In trying to understand South Africa’s turbulence, yesterday I sought guidance from RW Johnson’s masterpiece. Because the predictions he made in How Long Will SA Survive have been incredibly accurate. For instance, in May 2015 Johnson suggested it would take two years for SA’s debt rating to drop to junk status. It has taken 23 months.

The next big fork in the road is when SA’s fiscal cliff is breached and the IMF becomes the lender of last resort – a point where commercial borrowers are no longer prepared to loan the money except at an unaffordable price. This reality started coming home on Tuesday when SA Revenue confirmed 2017 tax year collections down R30bn on what had been budgeted for in the national accounts, a massive hole for an economy of SA’s size.

Johnson predicted this slide. In the final chapter of his must-read book he writes: “The country is set up for a huge and obvious failure. This, sadly, has got to take place. Ever since 1994, SA has lived in a sort of dream world in which it was possible to believe six impossible things before breakfast. Everywhere there was a huge amount of pretending.”

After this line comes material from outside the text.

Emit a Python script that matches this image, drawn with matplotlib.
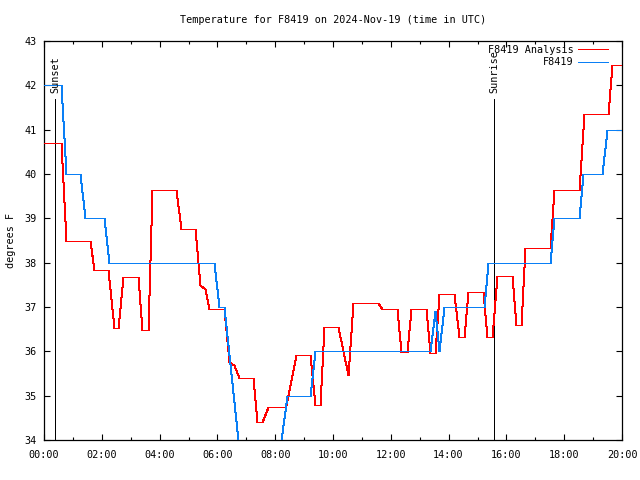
import numpy as np
from matplotlib import pyplot as plt
from matplotlib.ticker import MultipleLocator, FuncFormatter

# station readings (hours since 00:00 UTC, degrees F)
obs_hours = [0.0, 0.588, 0.761, 1.246, 1.419, 2.076, 2.249, 5.882, 6.055, 6.228,
             6.713, 6.80, 8.10, 8.20, 8.408, 9.204, 9.377, 13.356, 13.529, 13.668,
             13.841, 15.225, 15.363, 17.509, 17.647, 18.512, 18.651, 19.308, 19.481, 20.0]
obs_temp = [42.0, 42.0, 40.0, 40.0, 39.0, 39.0, 38.0, 38.0, 37.0, 37.0,
            34.0, 33.5, 33.5, 34.0, 35.0, 35.0, 36.0, 36.0, 36.9, 36.0,
            37.0, 37.0, 38.0, 38.0, 39.0, 39.0, 40.0, 40.0, 41.0, 41.0]

# analysis values
ana_hours = [0.0, 0.588, 0.761, 1.592, 1.730, 2.215, 2.422, 2.561, 2.734, 3.253,
             3.391, 3.599, 3.737, 4.567, 4.740, 5.225, 5.398, 5.571, 5.709, 6.228,
             6.401, 6.574, 6.747, 7.232, 7.370, 7.543, 7.751, 8.339, 8.37, 8.720,
             9.204, 9.377, 9.550, 9.689, 10.173, 10.519, 10.692, 11.557, 11.696, 12.215,
             12.353, 12.561, 12.699, 13.218, 13.356, 13.529, 13.668, 14.187, 14.360, 14.533,
             14.671, 15.190, 15.329, 15.502, 15.675, 16.194, 16.332, 16.505, 16.644, 17.509,
             17.647, 18.512, 18.685, 19.516, 19.654, 20.0]
ana_temp = [40.7, 40.7, 38.5, 38.5, 37.83, 37.83, 36.52, 36.52, 37.67, 37.67,
            36.48, 36.48, 39.64, 39.64, 38.76, 38.76, 37.5, 37.4, 36.95, 36.95,
            35.76, 35.7, 35.4, 35.4, 34.41, 34.41, 34.74, 34.74, 34.8, 35.92,
            35.92, 34.79, 34.79, 36.55, 36.55, 35.47, 37.09, 37.09, 36.95, 36.95,
            35.98, 35.98, 36.95, 36.95, 35.97, 35.97, 37.3, 37.3, 36.32, 36.32,
            37.33, 37.33, 36.32, 36.32, 37.70, 37.70, 36.6, 36.6, 38.33, 38.33,
            39.64, 39.64, 41.35, 41.35, 42.46, 42.46]

sunset = 0.38
sunrise = 15.57

font = 'DejaVu Sans Mono'
fs = 7.3
plt.rcParams['font.family'] = font
plt.rcParams['font.size'] = fs

fig = plt.figure(figsize=(6.4, 4.8), dpi=100)
ax = fig.add_axes([44/640, 40/480, 578/640, 399/480])

lw = 0.72
ax.plot(ana_hours, ana_temp, color='#ff0000', lw=lw, antialiased=False, snap=True,
        label='F8419 Analysis', zorder=3)
ax.plot(obs_hours, obs_temp, color='#0a7ff5', lw=lw, antialiased=False, snap=True,
        label='F8419', zorder=3)

for t, name in [(sunset, 'Sunset'), (sunrise, 'Sunrise')]:
    ax.plot([t, t], [34, 41.69], color='black', lw=lw, antialiased=False, zorder=2)
    ax.text(t + 0.03, 41.83, name, rotation=90, ha='center', va='bottom', fontsize=fs)

ax.set_xlim(0, 20)
ax.set_ylim(34, 43)
ax.xaxis.set_major_locator(MultipleLocator(2))
ax.xaxis.set_minor_locator(MultipleLocator(1))
ax.yaxis.set_major_locator(MultipleLocator(1))
ax.xaxis.set_major_formatter(FuncFormatter(lambda v, p: '%02d:00' % int(round(v))))
ax.tick_params(which='both', direction='in', top=True, right=True, width=0.8)
ax.tick_params(which='major', length=4.5)
ax.tick_params(which='minor', length=2.5)
ax.tick_params(axis='x', pad=7)
ax.tick_params(axis='y', pad=5)
for s in ax.spines.values():
    s.set_linewidth(0.9)

ax.set_title('Temperature for F8419 on 2024-Nov-19 (time in UTC)', fontsize=fs, pad=13)
fig.text(11/640, 240/480, 'degrees F', rotation=90, ha='center', va='center', fontsize=fs)

leg = ax.legend(loc='upper right', bbox_to_anchor=(0.979, 0.995), frameon=False,
                markerfirst=False, alignment='right', handlelength=2.9,
                handletextpad=0.45, borderpad=0.2, labelspacing=0.22, borderaxespad=0,
                fontsize=fs)
for h in leg.get_lines():
    h.set_antialiased(False)
    h.set_linewidth(lw)

fig.savefig('out.png', dpi=100)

Leading the self-delusion was a transformation-above-all-else agenda whose Koolaid is still being consumed in vast quantities. As Johnson puts it “One had to pretend that people who were hopeless at their jobs were good at them…that BEE was not just crony capitalism….that SA’s steady decline on every sort of index was due to the apartheid inheritance..” The list goes on and on.

So, after the trauma of the past week, is the country finally ready to sober up?

Back in 2015, Johnson drew hope from a belief that SA’s destructive “liberation era” was almost over. But he also warned that reaching rock bottom would be turbulent: “The ANC has become more chiefly, more tribal, a giant federation of political bosses held together by patronage, clientelism and concomitant looting and corruption…….exhibiting all the signs of rural backwardness. It may take great convulsions to change that as the groups in power will not easily let go of it.”

Johnson talked two years ago of “an imminent crisis on many fronts.” The sinister reasons behind Gordhan’s firing provided the spark that anti-Zuma forces needed to kickstart rolling mass action. Unless citizens stay away, Friday’s march to the Union Buildings is sure to be only the start. But even in a best-case scenario, SA is headed for the point where it needs a bailout from the International Monetary Fund. IMF loans come with strict conditions, most of which fly against the left-wing economics of those who dominate SA politics.

It is at this point that the die will be cast. In 1999, Robert Mugabe told the IMF to “shut its mouth” putting Zimbabwe onto a destructive cycle of economic interventions by the ignorant, including land grabs and “indigenisation” of companies. The consequence has been hyper-inflation and an explosion of poverty with GDP per capita far below where it was in 1965. SA’s leaders, one hopes, will be more sensible. But the risks of repeating the Zim disaster are growing.